Individuals qualifying for relief

A qualifying investor is an individual who: 

  • is resident in the State for the tax year in respect of which he/she makes the claim;
  • subscribes on his/her own behalf for eligible shares in a qualifying company; and
  • is not for the relevant period, as defined, connected with the company.

An individual is deemed to be connected with a company if:

  • he/she is a partner of the company; 
  • he/she possesses, or is entitled to acquire, more than 30% of (a) the issued ordinary share capital of the company or (b) the loan capital and issued share capital of the company, or (c) the voting power in the company;
  • he/she controls the company (as defined in Section 11 of the Taxes Consolidation Act 1997); or
  • he/she is investing in the company as part of a deal whereby a person connected with the company in turn invests in a separate company with which the individual is connected.

The above conditions relating to connected parties as qualifying investors do not apply to an investor investing in his/her own company where the amounts subscribed for the issued share capital and the loan capital do not, in aggregate, exceed €500,000. Employees and directors of the investee company may invest in the company under the scheme but are subject to certain rules.

Qualifying Companies

In order to qualify for EII investment the investee company must be a “qualifying company” and must be:

  • incorporated in Ireland or in another EEA State; 
  • its shares must be unquoted i.e. they must not be listed on the official list of a stock exchange or on an unlisted securities market of a stock exchange, Companies listed on Enterprise Securities Market of the Irish Stock Exchange do, however, qualify; 
  • it must be tax resident in Ireland or in an EEA State and, in the latter case, carry on a business in Ireland through a branch or agency;
  • must exist for the purpose of carrying on trading activities where those activities are principally carried out in Ireland i.e. at least 75 per cent of the total amount expended in the course of such activities in the relevant period is carried out in Ireland).

The certification requirements will be simplified under the EII scheme and will be handled in the main by the Revenue Commissioners.

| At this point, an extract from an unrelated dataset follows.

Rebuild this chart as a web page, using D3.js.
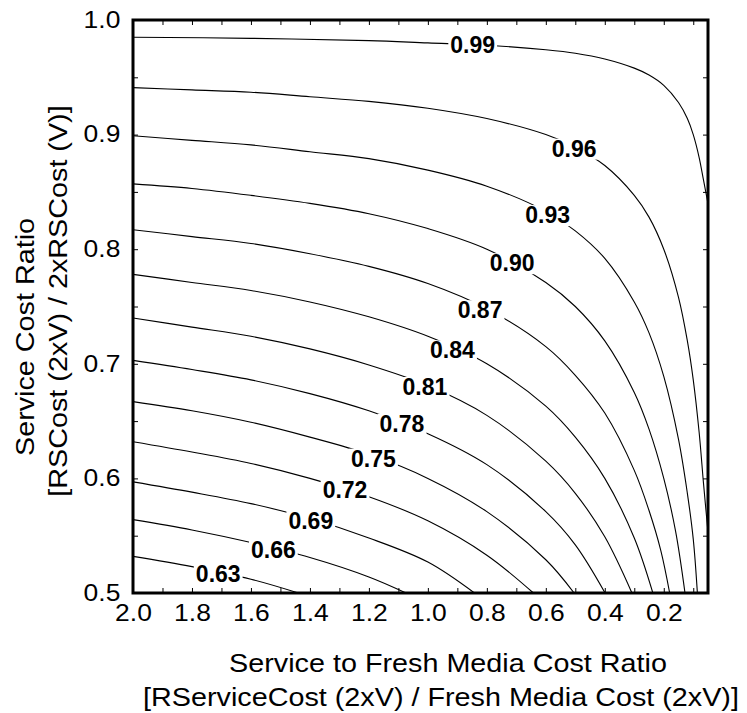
<!DOCTYPE html>
<html>
<head>
<meta charset="utf-8">
<script src="https://cdn.jsdelivr.net/npm/d3@7"></script>
<style>
  html, body { margin: 0; padding: 0; background: #fff; }
  svg { display: block; font-family: "Liberation Sans", Arial, sans-serif; }
</style>
</head>
<body>
<div id="chart"></div>
<script>
const width = 747;
const height = 713;
const margin = {top: 20, right: 39, bottom: 120, left: 133};

// contour levels and where their labels sit (data coords)
const levels = [0.63, 0.66, 0.69, 0.72, 0.75, 0.78, 0.81, 0.84, 0.87, 0.90, 0.93, 0.96, 0.99];
const labelX = [1.711, 1.524, 1.397, 1.281, 1.185, 1.088, 1.01, 0.917, 0.823, 0.714, 0.594, 0.504, 0.848];
const labelY = [0.517, 0.538, 0.563, 0.590, 0.6175, 0.648, 0.680, 0.712, 0.747, 0.788, 0.830, 0.888, 0.978];

// contour lines, [x, y]
const line063 = [[2.0,0.532],[1.8,0.523],[1.6,0.512],[1.439,0.5]];
const line066 = [[2.0,0.564],[1.8,0.555],[1.6,0.544],[1.4,0.531],[1.2,0.514],[1.074,0.5]];
const line069 = [[2.0,0.597],[1.8,0.588],[1.6,0.578],[1.4,0.565],[1.2,0.548],[1.0,0.527],[0.842,0.5]];
const line072 = [[2.0,0.632],[1.8,0.623],[1.6,0.613],[1.4,0.600],[1.2,0.584],[1.0,0.563],[0.8,0.533],[0.642,0.5]];
const line075 = [[2.0,0.667],[1.8,0.659],[1.6,0.649],[1.4,0.636],[1.2,0.621],[1.0,0.600],[0.8,0.571],[0.6,0.529],[0.504,0.5]];
const line078 = [[2.0,0.703],[1.8,0.695],[1.6,0.686],[1.4,0.674],[1.2,0.659],[1.0,0.639],[0.8,0.612],[0.6,0.571],[0.5,0.542],[0.399,0.5]];
const line081 = [[2.0,0.740],[1.8,0.732],[1.6,0.724],[1.4,0.713],[1.2,0.699],[1.0,0.681],[0.8,0.655],[0.6,0.615],[0.5,0.587],[0.4,0.549],[0.308,0.5]];
const line084 = [[2.0,0.778],[1.8,0.771],[1.6,0.764],[1.4,0.754],[1.2,0.741],[1.0,0.724],[0.8,0.700],[0.6,0.663],[0.5,0.636],[0.4,0.600],[0.3,0.548],[0.237,0.5]];
const line087 = [[2.0,0.817],[1.8,0.811],[1.6,0.805],[1.4,0.796],[1.2,0.785],[1.0,0.770],[0.8,0.748],[0.6,0.715],[0.5,0.690],[0.4,0.657],[0.3,0.607],[0.25,0.572],[0.21,0.537],[0.18,0.5]];
const line090 = [[2.0,0.857],[1.8,0.853],[1.6,0.847],[1.4,0.840],[1.2,0.831],[1.0,0.818],[0.8,0.800],[0.6,0.771],[0.5,0.750],[0.4,0.720],[0.3,0.675],[0.25,0.643],[0.2,0.600],[0.16,0.554],[0.128,0.5]];
const line093 = [[2.0,0.899],[1.8,0.895],[1.6,0.891],[1.4,0.885],[1.2,0.879],[1.0,0.869],[0.8,0.855],[0.6,0.833],[0.5,0.816],[0.4,0.792],[0.3,0.754],[0.25,0.727],[0.2,0.689],[0.15,0.634],[0.12,0.587],[0.1,0.547],[0.086,0.5]];
const line096 = [[2.0,0.941],[1.8,0.939],[1.6,0.937],[1.4,0.933],[1.2,0.929],[1.0,0.923],[0.8,0.914],[0.6,0.900],[0.5,0.889],[0.4,0.873],[0.3,0.847],[0.25,0.828],[0.2,0.800],[0.15,0.758],[0.12,0.720],[0.1,0.686],[0.08,0.640],[0.065,0.595],[0.05,0.553]];
const line099 = [[2.0,0.985],[1.6,0.984],[1.2,0.982],[1.0,0.980],[0.8,0.978],[0.6,0.974],[0.5,0.971],[0.4,0.966],[0.3,0.958],[0.25,0.952],[0.2,0.943],[0.15,0.928],[0.12,0.914],[0.1,0.900],[0.08,0.880],[0.065,0.860],[0.05,0.840]];

const xTicks = [2.0, 1.8, 1.6, 1.4, 1.2, 1.0, 0.8, 0.6, 0.4, 0.2];
const xMinor = [1.9, 1.7, 1.5, 1.3, 1.1, 0.9, 0.7, 0.5, 0.3, 0.1];
const yTicks = [0.5, 0.6, 0.7, 0.8, 0.9, 1.0];
const yMinor = [0.55, 0.65, 0.75, 0.85, 0.95];

const xTitle = ["Service to Fresh Media Cost Ratio", "[RServiceCost (2xV) / Fresh Media Cost (2xV)]"];
const yTitle = ["Service Cost Ratio", "[RSCost (2xV) / 2xRSCost (V)]"];

const contours = levels.map((v, i) => ({
  level: v,
  points: [line063, line066, line069, line072, line075, line078, line081, line084, line087, line090, line093, line096, line099][i],
  lx: labelX[i],
  ly: labelY[i]
}));

const stretch = 1.15;   // fonts in the source look widened along the baseline
const fmt = d3.format(".1f");
const fmtLevel = d3.format(".2f");

const x = d3.scaleLinear()
  .domain([2.0, 0.05])
  .range([margin.left, width - margin.right]);

const y = d3.scaleLinear()
  .domain([0.5, 1.0])
  .range([height - margin.bottom, margin.top]);

const line = d3.line()
  .x(d => x(d[0]))
  .y(d => y(d[1]))
  .curve(d3.curveCatmullRom.alpha(0.5));

const svg = d3.select("#chart")
  .append("svg")
  .attr("width", width)
  .attr("height", height)
  .attr("viewBox", [0, 0, width, height]);

svg.append("clipPath")
  .attr("id", "plot-clip")
  .append("rect")
  .attr("x", margin.left)
  .attr("y", margin.top)
  .attr("width", width - margin.left - margin.right)
  .attr("height", height - margin.top - margin.bottom);

// contour lines
svg.append("g")
  .attr("clip-path", "url(#plot-clip)")
  .selectAll("path")
  .data(contours)
  .join("path")
  .attr("fill", "none")
  .attr("stroke", "#000")
  .attr("stroke-width", 1.1)
  .attr("d", d => line(d.points));

// labels with white knock-out boxes
const labels = svg.append("g")
  .selectAll("g")
  .data(contours)
  .join("g")
  .attr("transform", d => `translate(${x(d.lx)},${y(d.ly)})`);

labels.append("text")
  .attr("text-anchor", "middle")
  .attr("dy", "0.36em")
  .attr("font-size", 23)
  .attr("font-weight", "bold")
  .text(d => fmtLevel(d.level));

labels.each(function() {
  const g = d3.select(this);
  const b = g.select("text").node().getBBox();
  g.insert("rect", "text")
    .attr("x", b.x - 2)
    .attr("y", b.y + 3)
    .attr("width", b.width + 4)
    .attr("height", b.height - 5)
    .attr("fill", "#fff");
});

// axes: inward ticks on all four sides
const xAxis = (g, vals, labelled) => {
  g.attr("transform", `translate(0,${height - margin.bottom})`)
    .call(d3.axisBottom(x).tickValues(vals).tickSizeInner(-5).tickSizeOuter(0).tickPadding(12)
      .tickFormat(labelled ? fmt : ""));
};

const yAxis = (g, vals, labelled) => {
  g.attr("transform", `translate(${margin.left},0)`)
    .call(d3.axisLeft(y).tickValues(vals).tickSizeInner(-5).tickSizeOuter(0).tickPadding(11)
      .tickFormat(labelled ? fmt : ""));
};

svg.append("g").call(xAxis, xTicks, true);
svg.append("g").call(xAxis, xMinor, false);
svg.append("g").call(yAxis, yTicks, true);
svg.append("g").call(yAxis, yMinor, false);

svg.append("g")
  .attr("transform", `translate(0,${margin.top})`)
  .call(d3.axisTop(x).tickValues(xTicks.concat(xMinor)).tickSizeInner(-5).tickSizeOuter(0).tickFormat(""));

svg.append("g")
  .attr("transform", `translate(${width - margin.right},0)`)
  .call(d3.axisRight(y).tickValues(yTicks.concat(yMinor)).tickSizeInner(-5).tickSizeOuter(0).tickFormat(""));

svg.selectAll(".domain").remove();
svg.selectAll(".tick line").attr("stroke", "#000").attr("stroke-width", 1);
svg.selectAll(".tick text")
  .attr("font-family", "Liberation Sans, Arial, sans-serif")
  .attr("font-size", 23)
  .attr("fill", "#000")
  .attr("transform", `scale(${stretch},1)`);

// frame
svg.append("rect")
  .attr("x", margin.left)
  .attr("y", margin.top)
  .attr("width", width - margin.left - margin.right)
  .attr("height", height - margin.top - margin.bottom)
  .attr("fill", "none")
  .attr("stroke", "#000")
  .attr("stroke-width", 3);

// axis titles
svg.append("g")
  .selectAll("text")
  .data(xTitle)
  .join("text")
  .attr("text-anchor", "middle")
  .attr("font-size", 25)
  .attr("transform", (d, i) => `translate(${i ? 441 : 448},${i ? 706 : 672}) scale(${stretch},1)`)
  .text(d => d);

svg.append("g")
  .selectAll("text")
  .data(yTitle)
  .join("text")
  .attr("text-anchor", "middle")
  .attr("font-size", 25)
  .attr("transform", (d, i) => `translate(${i ? 67 : 34},${i ? 301 : 337}) rotate(-90) scale(${stretch},1)`)
  .text(d => d);
</script>
</body>
</html>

It is envisaged that companies will qualify where they meet the requirement for company size and are not on the list of excluded trades.

Qualifying Trades

EII will be available to the majority of small and medium sized enterprises (SMEs) as the qualifying trade limitations contained in the BES scheme have been for the most part removed.

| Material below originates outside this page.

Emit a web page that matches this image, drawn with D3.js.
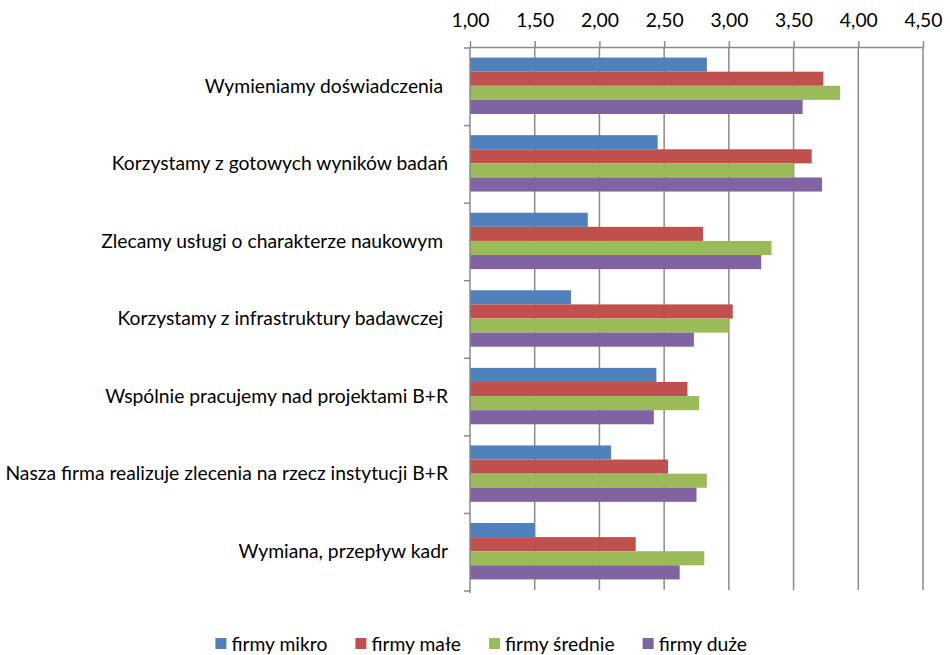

However, there are certain specific trades which are excluded including the following:

  • adventures or concerns in the nature of trade; 
  • dealing in commodities or futures or in shares, securities or other financial assets;
  • financing activities; 
  • the provision of services, which would result in a close company that provides those services being treated as a service company; 
  • dealing in or developing land; 
  • the occupation of woodlands; 
  • operating or managing hotels, guest houses, self catering accommodation or comparable establishments or managing property used as the same; 
  • operating or managing nursing homes or residential care homes or managing property used as the same; 
  • operations carried on in the coal industry or in the steel industry and ship building sectors;
  • the production of a film.

If the company is not trading at the time the shares are issued it must commence trading within two years of the share issue or it must expend not less than thirty per cent of the money subscribed for the shares on research and development activities which are connected with the relevant trading activity.

In recognition of start up enterprises, organisations which have not yet commenced trading but are engaged in research and development activities may be eligible under the EII scheme. In order for relief to be available such companies are required to expend at least thirty per cent of the investment proceeds on research and development activities. This represents a significant reduction from the 80 per cent required under the current BES legislation.

In recognition of “green” companies, the EII scheme contains welcome provisions for companies carrying on green energy activities (i.e. activities undertaken with a view to producing energy from renewable resources). Under the existing BES legislation, “green” companies have difficulty in obtaining investment funds as they are required to be trading for four months prior to relief being claimed by an investor. In a welcome change the EII legislation provides that “green” companies shall now be deemed to have commenced trading when an application has been made for a grid connection agreement.

Amount of Capital Available

The EII scheme has raised both the annual and lifetime limit of the amount of capital a company can raise as illustrated in the table below.

The Shares

As with the BES scheme the EII scheme provides that the investment must be made for "ordinary shares" which is defined in the legislation as "shares forming part of the company's ordinary share capital".

The shares must be fully paid up on issue and must further qualify as “eligible shares” which is defined as: “new ordinary shares which, throughout the period of 3 years beginning on the date on which they are issued, carry no present or future preferential right to dividends or to a company’s assets on its winding up and no present or future preferential right to be redeemed

The mandatory five year period that shares had to be held under the BES scheme has been reduced under the EII Scheme. An EII investor must now hold his shares for a period of three years from their date of issue. In the event that the shares are sold within that three year period it will result in a clawback of the EII relief for the EII investor.

Conclusion

Since its introduction in 1984, the BES scheme became quite a complicated piece of legislation. It is hoped that the EII scheme will stimulate greater investment in the SME sector. The widening of the trading activities that will be allowed to participate and the reduction in the holding period of the shares are particularly welcome changes. As can be seen from the above summary a lot of the requirements under the existing BES scheme have transferred over to the new EII scheme and it would be advisable for companies looking to raise funds through the new EII scheme to obtain professional advice before deciding to take the EII funding route.